When the Chattanooga Times Free Press launched its website in 2004, the site was only accessible to paid subscribers and featured only a handful of section pages and links. Four years later, in early 2008, the redesigned online presence of timesfreepress.com debuted, with an emphasis on breaking news, video and multimedia. The site features all local content in the paper, an online edition of the news product, and classified ads, as well. In late 2010, the newspaper launched "Right 2 Know", an online database of police mugshots, salaries of government employees, and a map of shootings in Hamilton County, but in August 2020, the newspaper removed the database, noting that the information published rarely met the newspaper's editorial standard of newsworthiness.

==Other publications==
The Times Free Press is also responsible for several other niche publications:
- Chatter – a monthly magazine launched in 2008 with feature stories from around the area
- "Get Out" – a monthly magazine focused on everything outdoor in Chattanooga and the surrounding area
- "Edge" – a monthly magazine focused on local business
- Noticias Libres – a free weekly Spanish language paper distributed around the Chattanooga area
- ChattanoogaNow – a weekend publication distributed in every Thursday's Times Free Press that covers music, movies, dining and arts
- "Dining Out" – a weekly publication focused on food and restaurants

==Current and past publishers and contributors==
- Julius Ochs Adler, president and publisher, The Chattanooga Times and general manager of The New York Times until 1955.
- Charles L. Bartlett, reporter, Washington bureau, The Chattanooga Times, 1946–1962. Pulitzer Prize winner for national reporting, 1956, for articles leading to the resignation of Secretary of the Air Force Harold E. Talbott.
- Clay Bennett, editorial cartoonist, combined papers, 2007–present. Pulitzer Prize winner for editorial cartooning in 2002 at the Christian Science Monitor.
- Bill Dedman, copy boy, copy editor, reporter for The Chattanooga News-Free Press and then The Chattanooga Times, 1977–1983. Pulitzer Prize winner, investigative reporting, 1989.
- Jeff Deloach, immediate past president.
- J. Todd Foster, editor, combined papers, 2010–2011. Editor of the Bristol Herald-Courier when it won the 2010 Pulitzer Prize for Public Service.
- Tom Griscom, executive editor and publisher, combined papers, 1999–2010.
- Ruth Sulzberger Holmberg, publisher, The Chattanooga Times.
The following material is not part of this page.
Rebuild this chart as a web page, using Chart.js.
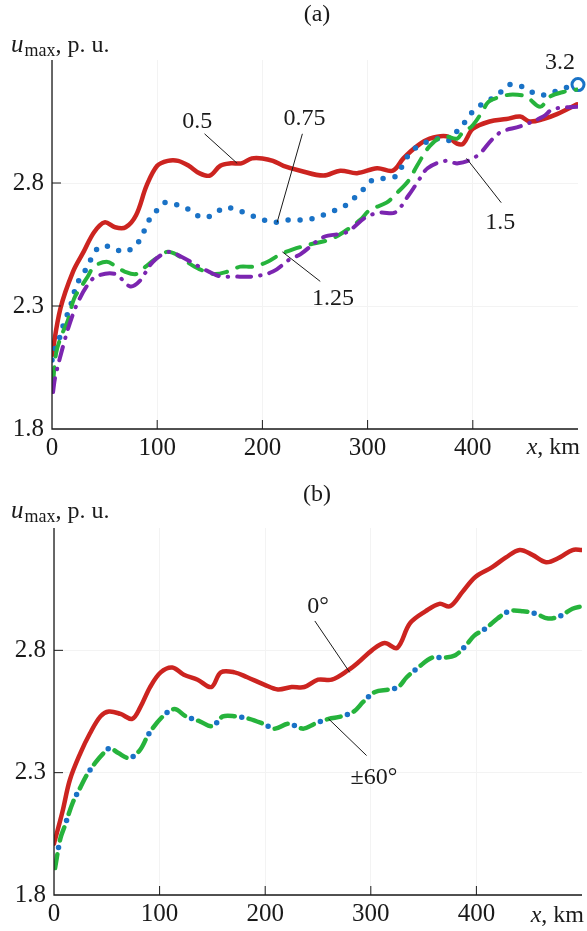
<!DOCTYPE html>
<html>
<head>
<meta charset="utf-8">
<script src="https://cdn.jsdelivr.net/npm/chart.js@4/dist/chart.umd.min.js"></script>
<style>
    html, body { margin: 0; padding: 0; background: #fff; }
    .wrap { position: absolute; left: 0; width: 587px; }
    #wrapA { top: 0; height: 460px; }
    #wrapB { top: 460px; height: 471px; }
</style>
</head>
<body>
<div class="wrap" id="wrapA"><canvas id="chartA"></canvas></div>
<div class="wrap" id="wrapB"><canvas id="chartB"></canvas></div>
<script>
// --- Data ---
const xTicks = [0, 100, 200, 300, 400];
const yTicks = [1.8, 2.3, 2.8];

// panel (a)
const redAx = [0, 8, 20, 30, 40, 50, 60, 70, 80, 90, 100, 110, 120, 130, 140, 150, 160, 170, 180, 190, 200, 210, 220, 236, 258, 274, 290, 309, 324, 334, 347, 359, 375, 385, 391, 400, 416, 432, 445, 454, 467, 480, 499];
const redAy = [2.10, 2.29, 2.44, 2.52, 2.60, 2.64, 2.62, 2.62, 2.67, 2.79, 2.87, 2.89, 2.89, 2.87, 2.84, 2.83, 2.87, 2.88, 2.88, 2.90, 2.90, 2.89, 2.87, 2.85, 2.83, 2.85, 2.84, 2.86, 2.85, 2.90, 2.95, 2.98, 2.99, 2.96, 2.96, 3.02, 3.05, 3.06, 3.07, 3.05, 3.06, 3.08, 3.12];

const blueAx = [0, 3, 8, 12, 17, 20, 25, 31, 37, 45, 56, 68, 78, 85, 91, 98, 107, 120, 131, 142, 153, 164, 176, 188, 201, 213, 226, 239, 252, 263, 276, 285, 295, 304, 317, 328, 334, 342, 353, 366, 376, 385, 393, 402, 413, 424, 435, 448, 461, 471, 483, 499];
const blueAy = [2.08, 2.13, 2.18, 2.24, 2.29, 2.34, 2.40, 2.44, 2.49, 2.54, 2.54, 2.52, 2.54, 2.58, 2.64, 2.68, 2.72, 2.71, 2.69, 2.66, 2.67, 2.70, 2.69, 2.67, 2.65, 2.64, 2.65, 2.65, 2.66, 2.68, 2.70, 2.73, 2.77, 2.81, 2.82, 2.83, 2.88, 2.93, 2.96, 2.98, 2.97, 3.01, 3.05, 3.10, 3.13, 3.16, 3.20, 3.19, 3.16, 3.16, 3.18, 3.20];

const greenAx = [1, 4, 9, 15, 21, 28, 34, 40, 52, 61, 69, 80, 89, 98, 109, 118, 128, 140, 154, 167, 179, 191, 205, 217, 229, 245, 264, 277, 293, 302, 318, 328, 339, 347, 359, 372, 385, 391, 399, 409, 415, 426, 438, 451, 464, 473, 486, 499];
const greenAy = [1.99, 2.11, 2.18, 2.24, 2.33, 2.38, 2.42, 2.46, 2.48, 2.46, 2.44, 2.43, 2.46, 2.49, 2.52, 2.51, 2.48, 2.45, 2.43, 2.44, 2.46, 2.46, 2.48, 2.51, 2.53, 2.55, 2.57, 2.60, 2.65, 2.69, 2.72, 2.76, 2.81, 2.87, 2.95, 2.99, 2.98, 3.01, 3.03, 3.09, 3.13, 3.15, 3.16, 3.15, 3.11, 3.15, 3.17, 3.18];

const purpleAx = [1, 3, 12, 17, 23, 33, 42, 60, 74, 83, 96, 111, 123, 140, 160, 172, 191, 210, 226, 236, 258, 280, 298, 312, 326, 339, 347, 357, 374, 386, 404, 419, 428, 445, 467, 476, 499];
const purpleAy = [1.95, 2.01, 2.16, 2.23, 2.30, 2.38, 2.42, 2.43, 2.38, 2.40, 2.48, 2.52, 2.50, 2.46, 2.42, 2.42, 2.42, 2.44, 2.49, 2.51, 2.58, 2.60, 2.66, 2.68, 2.68, 2.75, 2.80, 2.86, 2.89, 2.88, 2.91, 2.98, 3.01, 3.03, 3.07, 3.10, 3.11];

const markerAx = [500];
const markerAy = [3.2];

// panel (b)
const redBx = [0, 8, 15, 25, 34, 44, 52, 63, 74, 82, 91, 101, 112, 123, 136, 149, 158, 171, 183, 199, 212, 225, 237, 250, 263, 279, 288, 301, 313, 325, 337, 352, 365, 375, 387, 399, 415, 428, 441, 453, 466, 479, 491, 500];
const redBy = [2.01, 2.14, 2.27, 2.38, 2.46, 2.53, 2.55, 2.54, 2.52, 2.57, 2.65, 2.71, 2.73, 2.70, 2.68, 2.65, 2.71, 2.71, 2.69, 2.66, 2.64, 2.65, 2.65, 2.68, 2.68, 2.72, 2.75, 2.80, 2.83, 2.81, 2.91, 2.96, 2.99, 2.98, 3.04, 3.10, 3.14, 3.18, 3.21, 3.19, 3.16, 3.18, 3.21, 3.21];

const sixtyBx = [1, 6, 10, 18, 25, 31, 39, 47, 53, 61, 71, 81, 90, 103, 114, 125, 138, 150, 160, 172, 185, 198, 209, 222, 236, 247, 260, 272, 284, 293, 304, 317, 326, 334, 345, 358, 369, 380, 390, 398, 409, 420, 431, 444, 456, 468, 479, 491, 500];
const sixtyBy = [1.91, 2.03, 2.08, 2.18, 2.24, 2.29, 2.34, 2.38, 2.40, 2.38, 2.36, 2.39, 2.46, 2.53, 2.56, 2.53, 2.51, 2.49, 2.53, 2.53, 2.52, 2.50, 2.48, 2.50, 2.48, 2.50, 2.52, 2.53, 2.55, 2.59, 2.63, 2.64, 2.65, 2.69, 2.73, 2.77, 2.77, 2.78, 2.82, 2.86, 2.89, 2.93, 2.96, 2.96, 2.95, 2.93, 2.94, 2.97, 2.98];

// labels with leader lines, in data units: [text, textX, textY, fromX, fromY, toX, toY]
const notesA = [
    ['0.5', 138, 3.05, 145, 3.00, 176, 2.88],
    ['0.75', 240, 3.06, 238, 3.00, 214, 2.64],
    ['1.25', 267, 2.33, 255, 2.40, 219, 2.52],
    ['1.5', 426, 2.64, 427, 2.72, 394, 2.90],
    ['3.2', 483, 3.29, null, null, null, null],
];
const notesB = [
    ['0°', 250, 2.98, 247, 2.92, 280, 2.71],
    ['±60°', 303, 2.28, 296, 2.37, 260, 2.52],
];

// --- Style ---
const colors = {
    red: '#cc2420',
    blue: '#1a72c6',
    green: '#26b33c',
    purple: '#7b25b0',
    text: '#1a1a1a',
};
const SERIF = '"Liberation Serif", "DejaVu Serif", serif';

function pts(xs, ys) {
    return xs.map((x, i) => ({ x, y: ys[i] }));
}

function lineSet(data, color, width, dash, offset) {
    return {
        data,
        borderColor: color,
        borderWidth: width,
        borderDash: dash,
        borderDashOffset: offset || 0,
        borderCapStyle: 'round',
        borderJoinStyle: 'round',
        tension: 0.35,
        pointRadius: 0,
        fill: false,
    };
}

// axis lines, inward ticks, titles and callouts
const decorPlugin = {
    id: 'decor',
    afterDraw(chart, args, opts) {
        const { ctx, chartArea: a, scales: { x, y } } = chart;
        ctx.save();
        ctx.strokeStyle = colors.text;
        ctx.lineWidth = 1.3;
        ctx.beginPath();
        ctx.moveTo(a.left, a.top);
        ctx.lineTo(a.left, a.bottom);
        ctx.lineTo(a.right, a.bottom);
        ctx.stroke();

        ctx.lineWidth = 1;
        for (const v of xTicks.slice(1)) {
            const px = x.getPixelForValue(v);
            ctx.beginPath();
            ctx.moveTo(px, a.bottom);
            ctx.lineTo(px, a.bottom - 9);
            ctx.stroke();
        }
        for (const v of yTicks.slice(1)) {
            const py = y.getPixelForValue(v);
            ctx.beginPath();
            ctx.moveTo(a.left, py);
            ctx.lineTo(a.left + 9, py);
            ctx.stroke();
        }

        ctx.fillStyle = colors.text;
        // panel letter
        ctx.font = '24px ' + SERIF;
        ctx.textAlign = 'center';
        ctx.textBaseline = 'middle';
        ctx.fillText(opts.letter, 317, opts.letterY);

        // y title: u_max, p. u.
        ctx.textAlign = 'left';
        ctx.textBaseline = 'alphabetic';
        let tx = 11;
        const ty = opts.titleY;
        ctx.font = 'italic 25px ' + SERIF;
        ctx.fillText('u', tx, ty);
        tx += ctx.measureText('u').width + 1;
        ctx.font = '18px ' + SERIF;
        ctx.fillText('max', tx, ty + 4);
        tx += ctx.measureText('max').width;
        ctx.font = '24px ' + SERIF;
        ctx.fillText(', p. u.', tx, ty);

        // x title: x, km
        ctx.textBaseline = 'middle';
        ctx.font = '24px ' + SERIF;
        const kmW = ctx.measureText(', km').width;
        ctx.textAlign = 'right';
        ctx.fillText(', km', a.right + 2, opts.xTitleY);
        ctx.font = 'italic 24px ' + SERIF;
        ctx.fillText('x', a.right + 2 - kmW, opts.xTitleY);

        // callouts
        ctx.font = '24px ' + SERIF;
        ctx.textAlign = 'center';
        ctx.lineWidth = 1;
        for (const [t, lx, ly, fx, fy, qx, qy] of opts.notes) {
            ctx.fillText(t, x.getPixelForValue(lx), y.getPixelForValue(ly));
            if (fx === null) continue;
            ctx.beginPath();
            ctx.moveTo(x.getPixelForValue(fx), y.getPixelForValue(fy));
            ctx.lineTo(x.getPixelForValue(qx), y.getPixelForValue(qy));
            ctx.stroke();
        }
        ctx.restore();
    },
};

function makeOptions(yWidth, xHeight, padTop, padRight, decor) {
    return {
        responsive: true,
        maintainAspectRatio: false,
        animation: false,
        layout: { padding: { top: padTop, right: padRight, left: 0, bottom: 0 } },
        plugins: {
            legend: { display: false },
            tooltip: { enabled: false },
            decor,
        },
        scales: {
            x: {
                type: 'linear',
                min: 0,
                max: 500,
                afterBuildTicks: s => { s.ticks = xTicks.map(v => ({ value: v })); },
                afterFit: s => { s.height = xHeight; },
                grid: { color: '#f3f3f3', drawTicks: false },
                border: { display: false },
                ticks: { color: colors.text, font: { family: SERIF, size: 25 }, padding: 4 },
            },
            y: {
                min: 1.8,
                max: 3.3,
                afterBuildTicks: s => { s.ticks = yTicks.map(v => ({ value: v })); },
                afterFit: s => { s.width = yWidth; },
                grid: { color: '#f3f3f3', drawTicks: false },
                border: { display: false },
                ticks: { color: colors.text, font: { family: SERIF, size: 25 }, padding: 8, callback: v => v.toFixed(1) },
            },
        },
    };
}

// --- Panel (a) ---
new Chart(document.getElementById('chartA'), {
    type: 'line',
    data: {
        datasets: [
            lineSet(pts(purpleAx, purpleAy), colors.purple, 4, [14, 9, 0.5, 9]),
            lineSet(pts(greenAx, greenAy), colors.green, 4, [15, 11]),
            lineSet(pts(blueAx, blueAy), colors.blue, 5.5, [0, 12]),
            lineSet(pts(redAx, redAy), colors.red, 4.5, []),
            {
                data: pts(markerAx, markerAy),
                showLine: false,
                pointRadius: 6,
                pointBorderWidth: 3,
                pointBorderColor: colors.blue,
                pointBackgroundColor: 'rgba(255,255,255,0)',
                clip: false,
            },
        ],
    },
    options: makeOptions(52, 31, 60, 8, { letter: '(a)', letterY: 15, titleY: 52, xTitleY: 448, notes: notesA }),
    plugins: [decorPlugin],
});

// --- Panel (b) ---
const sixty = pts(sixtyBx, sixtyBy);
new Chart(document.getElementById('chartB'), {
    type: 'line',
    data: {
        datasets: [
            lineSet(sixty, colors.green, 4.5, [14, 14]),
            lineSet(sixty, colors.blue, 5.5, [0, 28], -21),
            lineSet(pts(redBx, redBy), colors.red, 4.5, []),
        ],
    },
    options: makeOptions(54, 36, 68, 5, { letter: '(b)', letterY: 35, titleY: 58, xTitleY: 456, notes: notesB }),
    plugins: [decorPlugin],
});
</script>
</body>
</html>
Granddaughter of Adolph Ochs, and mother of author Arthur Golden and Michael Golden, publisher of the International Herald Tribune.
- Robin Hood, photographer, The Chattanooga News-Free Press, 1970s. Pulitzer Prize winner for feature photography, 1977.
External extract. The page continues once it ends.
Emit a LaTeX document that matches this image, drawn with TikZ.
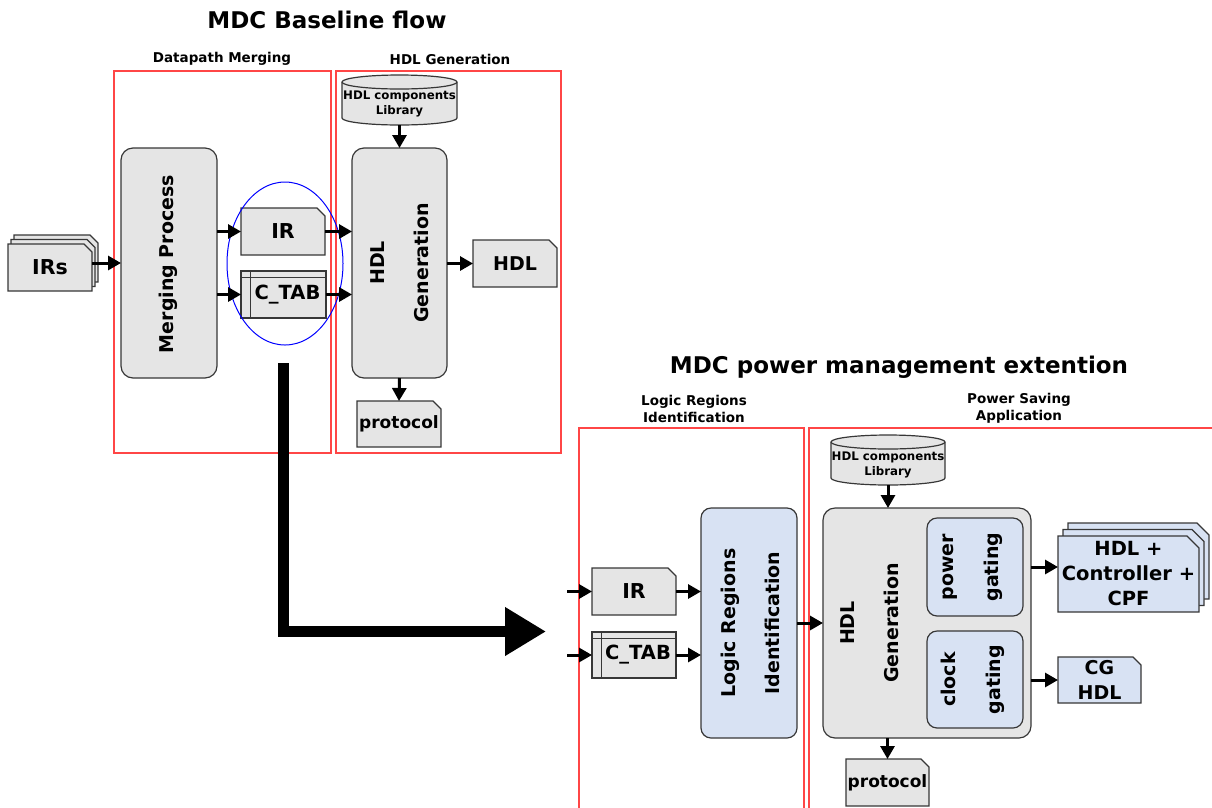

- Drew Johnson, editorial page editor.
- Roy McDonald, publisher, The Chattanooga Free Press and later The Chattanooga News-Free Press, 1933–1990.
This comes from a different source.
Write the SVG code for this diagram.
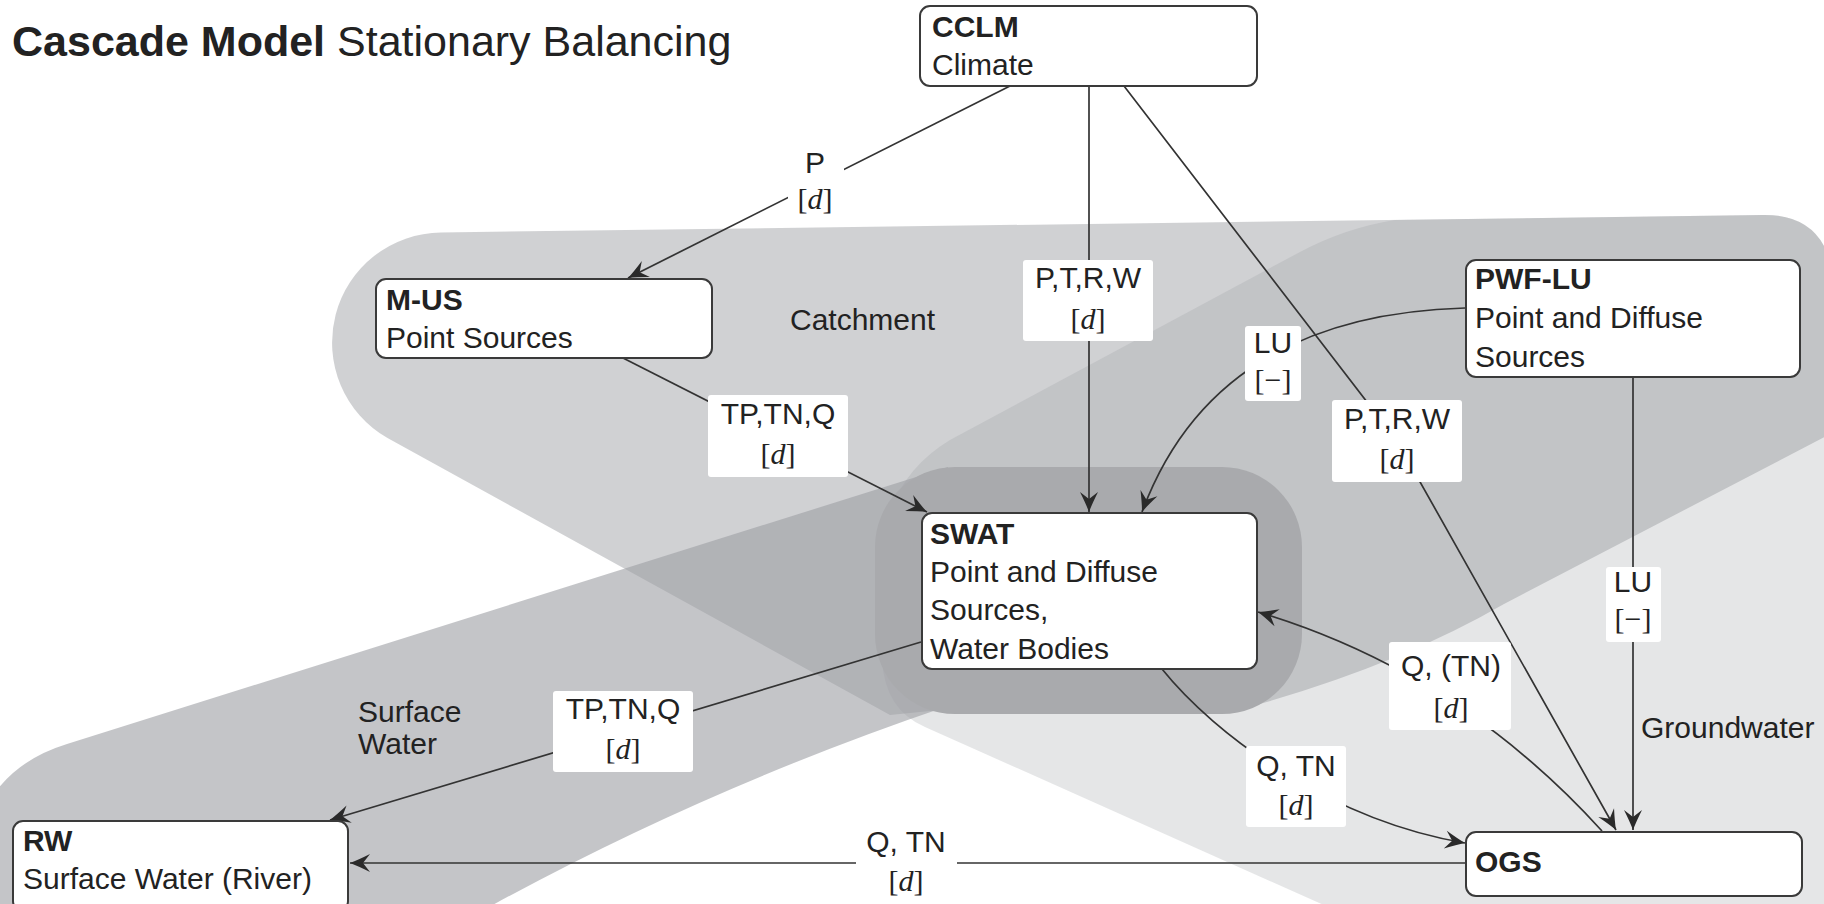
<svg xmlns="http://www.w3.org/2000/svg" width="1824" height="904" viewBox="0 0 1824 904">
<defs>
<style>
.t{font-family:"Liberation Sans",Arial,sans-serif;font-size:30px;fill:#222}
.b{font-weight:bold}
.m{font-family:"Liberation Serif","Times New Roman",serif;font-size:30px;fill:#222}
.mid{text-anchor:middle}
.node{fill:#fff;stroke:#3a3a3a;stroke-width:2}
.lbl{fill:#fff}
.c{fill:none;stroke:#333;stroke-width:1.7}
.a{marker-end:url(#ah)}
.reg{fill:#9c9ea3}
</style>
<marker id="ah" viewBox="-22 -11 24 22" refX="0" refY="0" markerWidth="24" markerHeight="22" markerUnits="userSpaceOnUse" orient="auto">
<path d="M0,0 Q-8,3 -20,9 L-13,0 L-20,-9 Q-8,-3 0,0 Z" fill="#2a2a2a"/>
</marker>
</defs>
<rect width="1824" height="904" fill="#fff"/>
<g id="regions">
<path id="catchment" class="reg" fill-opacity="0.48" d="M441,232.5 L1763,215 Q1826,214 1834,280 L1834,432 L1504,604 Q1390,670 1227,713 L1150,708 L960,708 L890,715 L387.5,438 A110,110 0 0 1 441,232.5 Z"/>
<path id="groundwater" class="reg" fill-opacity="0.26" d="M1395,220 L1763,215 Q1826,214 1834,280 L1834,910 L1335,910 L925,727 Q885,710 882,660 L882,560 Q884,480 950,440 L1300,252 Q1345,228 1395,220 Z"/>
<path id="surface-water" class="reg" fill-opacity="0.6" d="M948,467 L67,744 Q15,760 -10,800 L-10,920 L480,912 Q700,790 948,706 Z"/>
<rect id="swat-region" x="875" y="467" width="427" height="247" rx="80" fill="#a9aaad"/>
</g>
<text class="t" x="12" y="56" style="font-size:43px"><tspan class="b">Cascade Model</tspan> Stationary Balancing</text>
<text class="t" x="790" y="330">Catchment</text>
<text class="t" x="358" y="722">Surface</text>
<text class="t" x="358" y="754">Water</text>
<text class="t" x="1641" y="738">Groundwater</text>
<g id="connectors">
<path class="c a" d="M1010,86 L628,278"/>
<path class="c a" d="M1089,86 L1089,512"/>
<path class="c a" d="M1124,86 L1397,441 L1616,830"/>
<path class="c a" d="M623,358 L927,512"/>
<path class="c a" d="M1465,308 Q1215,315 1142,512"/>
<path class="c a" d="M1633,377 L1633,830"/>
<path class="c a" d="M1162,669 C1215,735 1330,820 1465,843"/>
<path class="c a" d="M1602,831 Q1458,672 1258,612"/>
<path class="c a" d="M921,642 L330,820"/>
<path class="c a" d="M1466,863 L350,863"/>
<g id="lbl-p">
<rect class="lbl" x="788" y="148" width="56" height="68" rx="3"/>
<text class="t mid" x="815" y="173">P</text>
<text class="m mid" x="815" y="209">[<tspan font-style="italic">d</tspan>]</text>
</g>
<g id="lbl-ptrw1">
<rect class="lbl" x="1023" y="260" width="130" height="81" rx="3"/>
<text class="t mid" x="1088" y="288">P,T,R,W</text>
<text class="m mid" x="1088" y="329">[<tspan font-style="italic">d</tspan>]</text>
</g>
<g id="lbl-tptnq1">
<rect class="lbl" x="708" y="395" width="140" height="82" rx="3"/>
<text class="t mid" x="778" y="424">TP,TN,Q</text>
<text class="m mid" x="778" y="464">[<tspan font-style="italic">d</tspan>]</text>
</g>
<g id="lbl-lu1">
<rect class="lbl" x="1245" y="326" width="56" height="75" rx="3"/>
<text class="t mid" x="1273" y="353">LU</text>
<text class="m mid" x="1273" y="390">[−]</text>
</g>
<g id="lbl-ptrw2">
<rect class="lbl" x="1332" y="400" width="130" height="82" rx="3"/>
<text class="t mid" x="1397" y="429">P,T,R,W</text>
<text class="m mid" x="1397" y="469">[<tspan font-style="italic">d</tspan>]</text>
</g>
<g id="lbl-lu2">
<rect class="lbl" x="1606" y="567" width="55" height="75" rx="3"/>
<text class="t mid" x="1633" y="592">LU</text>
<text class="m mid" x="1633" y="629">[−]</text>
</g>
<g id="lbl-qtn-paren">
<rect class="lbl" x="1389" y="642" width="122" height="88" rx="3"/>
<text class="t mid" x="1451" y="676">Q, (TN)</text>
<text class="m mid" x="1451" y="718">[<tspan font-style="italic">d</tspan>]</text>
</g>
<g id="lbl-qtn1">
<rect class="lbl" x="1246" y="746" width="100" height="81" rx="3"/>
<text class="t mid" x="1296" y="776">Q, TN</text>
<text class="m mid" x="1296" y="815">[<tspan font-style="italic">d</tspan>]</text>
</g>
<g id="lbl-tptnq2">
<rect class="lbl" x="553" y="691" width="140" height="81" rx="3"/>
<text class="t mid" x="623" y="719">TP,TN,Q</text>
<text class="m mid" x="623" y="759">[<tspan font-style="italic">d</tspan>]</text>
</g>
<g id="lbl-qtn2">
<rect class="lbl" x="856" y="822" width="101" height="80" rx="3"/>
<text class="t mid" x="906" y="852">Q, TN</text>
<text class="m mid" x="906" y="891">[<tspan font-style="italic">d</tspan>]</text>
</g>
</g>
<g id="node-cclm">
<rect class="node" x="920" y="6" width="337" height="80" rx="10"/>
<text class="t b" x="932" y="37">CCLM</text>
<text class="t" x="932" y="75">Climate</text>
</g>
<g id="node-mus">
<rect class="node" x="376" y="279" width="336" height="79" rx="10"/>
<text class="t b" x="386" y="310">M-US</text>
<text class="t" x="386" y="348">Point Sources</text>
</g>
<g id="node-pwflu">
<rect class="node" x="1466" y="260" width="334" height="117" rx="10"/>
<text class="t b" x="1475" y="289">PWF-LU</text>
<text class="t" x="1475" y="328">Point and Diffuse</text>
<text class="t" x="1475" y="367">Sources</text>
</g>
<g id="node-swat">
<rect class="node" x="922" y="513" width="335" height="156" rx="10"/>
<text class="t b" x="930" y="544">SWAT</text>
<text class="t" x="930" y="582">Point and Diffuse</text>
<text class="t" x="930" y="620">Sources,</text>
<text class="t" x="930" y="659">Water Bodies</text>
</g>
<g id="node-ogs">
<rect class="node" x="1466" y="832" width="336" height="64" rx="10"/>
<text class="t b" x="1475" y="872">OGS</text>
</g>
<g id="node-rw">
<rect class="node" x="13" y="821" width="335" height="90" rx="10"/>
<text class="t b" x="23" y="851">RW</text>
<text class="t" x="23" y="889">Surface Water (River)</text>
</g>
</svg>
- Jon Meacham, reporter, The Chattanooga Times, 1991–1992. Pulitzer Prize winner for biography, 2009.
- Albert Hodges Morehead, reporter, The Chattanooga Times, c. 1930.
- Alan Murray, reporter, The Chattanooga Times, c. 1977. Assistant managing editor and columnist, The Wall Street Journal.
- Adolph Ochs, publisher, The Chattanooga Times, 1878–1935. Later publisher of The New York Times. Died on a visit to Chattanooga.